> _WHAT IS REQUIRED_
Repeat everything from the first line of the listing below through the line that contains "import seaborn as sns", exactly. Leave out pictures.
## Begin
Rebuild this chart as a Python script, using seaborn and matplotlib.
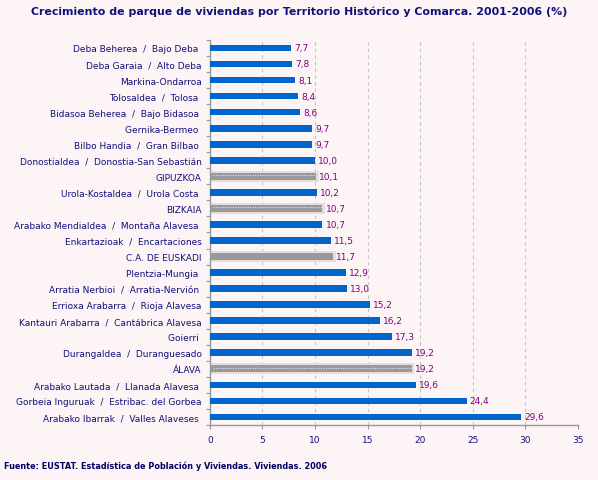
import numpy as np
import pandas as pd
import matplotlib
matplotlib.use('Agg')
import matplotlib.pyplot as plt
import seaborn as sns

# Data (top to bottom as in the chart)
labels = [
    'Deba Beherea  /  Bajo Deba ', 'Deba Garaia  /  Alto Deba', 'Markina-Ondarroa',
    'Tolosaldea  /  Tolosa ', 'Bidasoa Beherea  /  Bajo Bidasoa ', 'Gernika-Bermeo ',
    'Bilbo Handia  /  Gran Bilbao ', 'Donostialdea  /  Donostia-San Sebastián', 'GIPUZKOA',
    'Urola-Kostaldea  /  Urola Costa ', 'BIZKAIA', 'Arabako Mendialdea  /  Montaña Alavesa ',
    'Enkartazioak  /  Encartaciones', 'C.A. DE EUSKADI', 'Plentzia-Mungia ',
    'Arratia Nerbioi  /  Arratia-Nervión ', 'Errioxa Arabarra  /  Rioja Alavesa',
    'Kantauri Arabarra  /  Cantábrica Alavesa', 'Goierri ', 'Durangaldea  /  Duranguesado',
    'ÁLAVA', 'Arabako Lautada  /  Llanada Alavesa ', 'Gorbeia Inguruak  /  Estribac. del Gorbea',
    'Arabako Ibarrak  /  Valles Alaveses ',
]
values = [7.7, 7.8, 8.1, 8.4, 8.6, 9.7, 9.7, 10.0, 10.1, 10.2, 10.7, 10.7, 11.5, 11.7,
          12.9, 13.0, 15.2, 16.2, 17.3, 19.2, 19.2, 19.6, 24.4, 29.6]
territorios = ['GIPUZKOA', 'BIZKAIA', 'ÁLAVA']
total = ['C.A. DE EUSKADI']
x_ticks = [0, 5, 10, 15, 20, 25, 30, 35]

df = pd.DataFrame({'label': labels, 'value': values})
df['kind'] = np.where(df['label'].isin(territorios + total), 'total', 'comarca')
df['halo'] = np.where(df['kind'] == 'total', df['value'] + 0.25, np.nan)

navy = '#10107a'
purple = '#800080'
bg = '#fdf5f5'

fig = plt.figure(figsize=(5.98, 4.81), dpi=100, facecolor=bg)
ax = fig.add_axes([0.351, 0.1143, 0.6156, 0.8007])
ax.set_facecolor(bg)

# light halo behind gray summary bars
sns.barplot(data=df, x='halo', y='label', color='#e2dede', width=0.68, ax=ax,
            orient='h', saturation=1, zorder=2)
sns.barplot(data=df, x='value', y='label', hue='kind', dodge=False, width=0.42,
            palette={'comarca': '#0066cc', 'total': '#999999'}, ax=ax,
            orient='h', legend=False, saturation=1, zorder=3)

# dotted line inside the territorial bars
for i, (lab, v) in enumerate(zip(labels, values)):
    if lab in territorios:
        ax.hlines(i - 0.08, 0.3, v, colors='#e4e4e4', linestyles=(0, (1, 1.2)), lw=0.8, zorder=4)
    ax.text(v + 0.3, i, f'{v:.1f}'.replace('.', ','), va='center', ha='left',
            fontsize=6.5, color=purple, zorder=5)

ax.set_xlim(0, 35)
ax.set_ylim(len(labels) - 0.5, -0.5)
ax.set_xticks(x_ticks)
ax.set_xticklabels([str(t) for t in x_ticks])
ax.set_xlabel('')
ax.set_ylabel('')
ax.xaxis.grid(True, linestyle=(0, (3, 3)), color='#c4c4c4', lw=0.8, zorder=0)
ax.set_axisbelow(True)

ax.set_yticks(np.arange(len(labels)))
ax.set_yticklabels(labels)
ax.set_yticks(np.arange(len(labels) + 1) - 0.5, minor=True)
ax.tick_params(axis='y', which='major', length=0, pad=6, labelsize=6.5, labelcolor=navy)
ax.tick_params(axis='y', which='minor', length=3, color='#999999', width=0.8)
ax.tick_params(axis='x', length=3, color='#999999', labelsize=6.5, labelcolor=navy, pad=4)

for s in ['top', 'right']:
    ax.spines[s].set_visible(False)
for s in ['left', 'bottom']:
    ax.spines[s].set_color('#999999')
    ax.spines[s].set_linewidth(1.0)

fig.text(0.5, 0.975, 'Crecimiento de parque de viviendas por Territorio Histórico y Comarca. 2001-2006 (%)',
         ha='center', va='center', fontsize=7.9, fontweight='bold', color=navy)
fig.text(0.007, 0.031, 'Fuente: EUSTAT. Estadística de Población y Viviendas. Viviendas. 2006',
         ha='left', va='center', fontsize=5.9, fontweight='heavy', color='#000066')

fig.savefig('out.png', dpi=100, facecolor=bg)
## End
> _FINISHED TASK_
Rebuild this chart as a Python script, using seaborn and matplotlib.
import numpy as np
import pandas as pd
import matplotlib
matplotlib.use('Agg')
import matplotlib.pyplot as plt
import seaborn as sns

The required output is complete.